Jens Lehmann über das bittere Aus gegen Italien im WM-Halbfinale 

Was haben Sie gedacht, als Alessandro Del Piero im Halbfinale das 2:0 für Italien geschossen hat?

Jens Lehmann: Da habe ich nicht viel gedacht, da denkt man nicht viel. Da denkt man: Mist.

Die deutsche Nationalmannschaft war 2006 kein Favorit auf den Titel. Das Halbfinale war schon ein Erfolg. Wie haben Sie sich nach dem verpassten Finale gefühlt?

Jens Lehmann: Die Enttäuschung hat überwogen. Wir haben die Stimmung im Land zwar mitbekommen, aber wir haben nicht gesagt, wir machen jetzt hier ein Sommermärchen. Wir wollten guten Fußball spielen. Und dazu gehörte, dass wir ins Finale wollten. Unmittelbar nach dem Spiel, als ich in der Kabine saß, habe ich mich erstmal gefragt: Was habe ich falsch gemacht? Was haben wir falsch gemacht?

Und, was haben Sie falsch gemacht?

Jens Lehmann: Ich glaube, in dem Italien-Spiel wurde nicht viel falsch gemacht. Wir haben gegen den späteren Weltmeister fast 120 Minuten zu Null spielt. Es war nicht so, dass wir 120 Minuten gezittert haben, sondern wir haben den Leuten auch Hoffnung mit guten Angriffen gemacht.

Jens Lehmann kritisiert Schalke-Torwart Ralf Fährmann 

Die aktuelle deutsche Nummer eins, Manuel Neuer, hat keinen echten Konkurrenten. Ist das ein Nachteil?

Jens Lehmann: Ja. Ich finde es bei ihm ein bisschen schade. Er ist den anderen schon weit voraus und ich glaube, dass er sein Potential noch mal um einiges steigern könnte, wenn er einen Konkurrenten hätte.
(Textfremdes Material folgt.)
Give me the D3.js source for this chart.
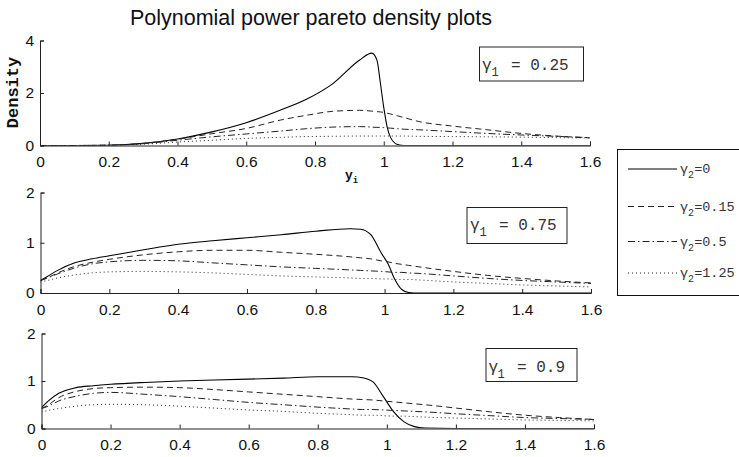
<!DOCTYPE html>
<html>
<head>
<meta charset="utf-8">
<script src="https://cdn.jsdelivr.net/npm/d3@7"></script>
<style>
  html, body { margin: 0; padding: 0; background: #fff; }
  svg { display: block; }
  .tick text { font-family: "Liberation Sans", Arial, sans-serif; font-size: 15.5px; fill: #111; }
  .mono { font-family: "Liberation Mono", "Courier New", monospace; }
</style>
</head>
<body>
<svg id="chart" width="739" height="457"></svg>
<script>
// gamma_1 value for each panel, gamma_2 value for each curve
const gamma1 = ["0.25", "0.75", "0.9"];
const gamma2 = ["0", "0.15", "0.5", "1.25"];
const xTicks = [0, 0.2, 0.4, 0.6, 0.8, 1, 1.2, 1.4, 1.6];
const yTicksTop = [0, 2, 4];
const yTicksLow = [0, 1, 2];

// gamma_1 = 0.25
const xTop = [0, 0.1, 0.2, 0.3, 0.4, 0.5, 0.6, 0.7, 0.775, 0.85, 0.93, 0.965, 0.98, 0.99, 1.0, 1.01, 1.02, 1.04, 1.06, 1.1, 1.2, 1.3, 1.4, 1.5, 1.6];
const topG0   = [0, 0, 0.01, 0.08, 0.25, 0.52, 0.87, 1.35, 1.76, 2.34, 3.26, 3.52, 3.26, 2.4, 1.45, 0.7, 0.3, 0.04, 0, 0, 0, 0, 0, 0, 0];
const topG015 = [0, 0, 0.01, 0.08, 0.24, 0.45, 0.65, 0.97, 1.15, 1.3, 1.34, 1.31, 1.29, 1.28, 1.26, 1.23, 1.2, 1.13, 1.06, 0.92, 0.74, 0.6, 0.46, 0.36, 0.29];
const topG05  = [0, 0, 0.01, 0.07, 0.2, 0.33, 0.44, 0.55, 0.64, 0.7, 0.72, 0.7, 0.69, 0.69, 0.68, 0.67, 0.66, 0.64, 0.62, 0.6, 0.53, 0.46, 0.4, 0.35, 0.3];
const topG125 = [0, 0, 0.01, 0.05, 0.13, 0.2, 0.27, 0.31, 0.34, 0.35, 0.36, 0.36, 0.36, 0.36, 0.36, 0.36, 0.36, 0.36, 0.36, 0.35, 0.34, 0.33, 0.32, 0.3, 0.29];

// gamma_1 = 0.75
const xMid = [0, 0.02, 0.05, 0.1, 0.15, 0.2, 0.3, 0.4, 0.5, 0.6, 0.7, 0.8, 0.9, 0.93, 0.96, 0.99, 1.01, 1.03, 1.05, 1.07, 1.1, 1.2, 1.3, 1.4, 1.5, 1.6];
const midG0   = [0.25, 0.33, 0.45, 0.6, 0.68, 0.74, 0.86, 0.97, 1.04, 1.1, 1.16, 1.23, 1.28, 1.27, 1.16, 0.8, 0.58, 0.27, 0.07, 0.01, 0, 0, 0, 0, 0, 0];
const midG015 = [0.25, 0.3, 0.4, 0.53, 0.61, 0.67, 0.76, 0.82, 0.85, 0.85, 0.81, 0.77, 0.72, 0.7, 0.68, 0.64, 0.62, 0.59, 0.57, 0.55, 0.52, 0.43, 0.35, 0.29, 0.24, 0.2];
const midG05  = [0.25, 0.3, 0.38, 0.5, 0.58, 0.62, 0.65, 0.64, 0.6, 0.56, 0.52, 0.49, 0.46, 0.45, 0.44, 0.43, 0.42, 0.41, 0.41, 0.4, 0.39, 0.34, 0.29, 0.25, 0.22, 0.19];
const midG125 = [0.22, 0.25, 0.3, 0.36, 0.4, 0.42, 0.43, 0.42, 0.4, 0.37, 0.34, 0.32, 0.3, 0.29, 0.29, 0.28, 0.28, 0.27, 0.27, 0.27, 0.26, 0.22, 0.19, 0.16, 0.14, 0.12];

// gamma_1 = 0.9
const xLow = [0, 0.02, 0.05, 0.1, 0.15, 0.2, 0.3, 0.4, 0.5, 0.6, 0.7, 0.8, 0.9, 0.93, 0.96, 0.99, 1.02, 1.05, 1.08, 1.11, 1.2, 1.3, 1.4, 1.5, 1.6];
const lowG0   = [0.44, 0.58, 0.74, 0.86, 0.9, 0.93, 0.97, 1.0, 1.02, 1.04, 1.06, 1.09, 1.09, 1.07, 0.98, 0.67, 0.35, 0.14, 0.04, 0.01, 0, 0, 0, 0, 0];
const lowG015 = [0.42, 0.5, 0.65, 0.78, 0.84, 0.86, 0.87, 0.86, 0.82, 0.77, 0.72, 0.67, 0.62, 0.61, 0.6, 0.58, 0.56, 0.54, 0.52, 0.5, 0.43, 0.35, 0.28, 0.23, 0.19];
const lowG05  = [0.42, 0.47, 0.58, 0.68, 0.74, 0.76, 0.72, 0.67, 0.61, 0.55, 0.5, 0.45, 0.41, 0.4, 0.4, 0.39, 0.38, 0.37, 0.36, 0.35, 0.31, 0.27, 0.23, 0.21, 0.19];
const lowG125 = [0.35, 0.38, 0.42, 0.47, 0.5, 0.51, 0.5, 0.47, 0.43, 0.39, 0.36, 0.32, 0.29, 0.28, 0.28, 0.27, 0.26, 0.26, 0.25, 0.24, 0.22, 0.2, 0.18, 0.17, 0.16];

// line styles, one per gamma_2 value
const dashes = [null, "6,4", "7,3,1.5,3", "1,3"];

const svg = d3.select("#chart");
const sans = '"Liberation Sans", Arial, sans-serif';
const fmt = d3.format("~g");

// panel frames (pixels)
const panels = [
  { xs: xTop, ys: [topG0, topG015, topG05, topG125], yMax: 4, yTicks: yTicksTop,
    left: 40, right: 590, top: 40.5, bottom: 145.5,
    box: { x: 479.5, y: 47, w: 104, h: 34, gx: 482, sx: 491.5, tx: 511, base: 70 } },
  { xs: xMid, ys: [midG0, midG015, midG05, midG125], yMax: 2, yTicks: yTicksLow,
    left: 40.5, right: 591, top: 192.5, bottom: 293,
    box: { x: 467, y: 207.5, w: 100, h: 36, gx: 470, sx: 479.5, tx: 499, base: 230 } },
  { xs: xLow, ys: [lowG0, lowG015, lowG05, lowG125], yMax: 2, yTicks: yTicksLow,
    left: 41.5, right: 594, top: 333.5, bottom: 428.5,
    box: { x: 486, y: 348.5, w: 91, h: 33, gx: 488.5, sx: 497.5, tx: 517, base: 371.5 } }
];

panels.forEach((p, i) => {
  const x = d3.scaleLinear().domain([0, 1.6]).range([p.left, p.right]);
  const y = d3.scaleLinear().domain([0, p.yMax]).range([p.bottom, p.top]);
  const g = svg.append("g");

  const clipId = "clip" + i;
  svg.append("clipPath").attr("id", clipId).append("rect")
    .attr("x", p.left).attr("y", p.top - 2)
    .attr("width", p.right - p.left).attr("height", p.bottom - p.top + 2);

  const line = d3.line().x(d => x(d[0])).y(d => y(d[1])).curve(d3.curveMonotoneX);
  p.ys.forEach((vals, k) => {
    const pts = p.xs.map((xv, j) => [xv, vals[j]]);
    g.append("path")
      .attr("d", line(pts))
      .attr("clip-path", `url(#${clipId})`)
      .attr("fill", "none")
      .attr("stroke", k === 0 ? "#000" : "#222")
      .attr("stroke-width", k === 0 ? 1.1 : 1)
      .attr("stroke-dasharray", dashes[k]);
  });

  // bottom axis, ticks pointing inward
  const xa = g.append("g").attr("transform", `translate(0,${p.bottom})`)
    .call(d3.axisBottom(x).tickValues(xTicks).tickSize(-4).tickPadding(8).tickFormat(fmt));
  xa.select(".domain").attr("stroke", "#222");
  xa.selectAll(".tick line").attr("stroke", "#222");
  xa.selectAll(".tick text").attr("dy", "0.9em");

  // left axis
  const ya = g.append("g").attr("transform", `translate(${p.left},0)`)
    .call(d3.axisLeft(y).tickValues(p.yTicks).tickSize(-4).tickPadding(6).tickFormat(fmt));
  ya.select(".domain").attr("stroke", "#222");
  ya.selectAll(".tick line").attr("stroke", "#222");

  // gamma_1 annotation box
  const b = p.box;
  g.append("rect").attr("x", b.x).attr("y", b.y).attr("width", b.w).attr("height", b.h)
    .attr("fill", "#fff").attr("stroke", "#222").attr("stroke-width", 1);
  g.append("text").attr("class", "mono").attr("x", b.gx).attr("y", b.base)
    .attr("font-size", 16).attr("fill", "#333").text("γ");
  g.append("text").attr("class", "mono").attr("x", b.sx).attr("y", b.base + 6)
    .attr("font-size", 12).attr("fill", "#333").text("1");
  g.append("text").attr("class", "mono").attr("x", b.tx).attr("y", b.base)
    .attr("font-size", 16).attr("fill", "#333").text("= " + gamma1[i]);
});

// title
svg.append("text").attr("x", 311).attr("y", 25).attr("text-anchor", "middle")
  .attr("font-family", sans).attr("font-size", 21.5).attr("fill", "#111")
  .text("Polynomial power pareto density plots");

// axis labels
svg.append("text").attr("class", "mono")
  .attr("transform", "translate(18,92.5) rotate(-90)")
  .attr("text-anchor", "middle").attr("font-size", 17).attr("font-weight", "bold")
  .attr("fill", "#111").text("Density");
const yl = svg.append("text").attr("class", "mono").attr("x", 345).attr("y", 179)
  .attr("font-size", 13).attr("font-weight", "bold").attr("fill", "#111");
yl.append("tspan").text("y");
yl.append("tspan").attr("dy", 4).attr("font-size", 9).text("i");

// legend
const lg = svg.append("g");
lg.append("rect").attr("x", 617.5).attr("y", 149.5).attr("width", 140).attr("height", 146)
  .attr("fill", "#fff").attr("stroke", "#111").attr("stroke-width", 1);
const rowsY = [169, 206.5, 241.5, 273];
gamma2.forEach((gv, k) => {
  const yy = rowsY[k];
  lg.append("line").attr("x1", 628).attr("x2", 677).attr("y1", yy).attr("y2", yy)
    .attr("stroke", k === 0 ? "#000" : "#222").attr("stroke-width", 1)
    .attr("stroke-dasharray", dashes[k]);
  const t = lg.append("text").attr("class", "mono").attr("x", 680).attr("y", yy + 4)
    .attr("font-size", 13.5).attr("fill", "#333");
  t.append("tspan").text("γ");
  t.append("tspan").attr("dy", 5).attr("font-size", 10).text("2");
  t.append("tspan").attr("dy", -5).text("=" + gv);
});
</script>
</body>
</html>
Gibt es einen möglichen Kandidaten, der Manuel Neuer gefährlich werden könnte?

Jens Lehmann: Absehbar nicht. Ich hatte gedacht, Schalkes Ralf Fährmann könnte ein Konkurrent sein. Aber er ist wohl im Kopf nicht in der Lage, sich selbst in diese Sphäre zu bringen.

Müsste Ralf Fährmann im aktuellen EM-Kader stehen?

Jens Lehmann: Fährmann hätte es von seinem Können her auch verdient. Aber er scheint immer so negativ zu denken, dass er das wohl nicht schaffen wird, Konkurrent zu sein.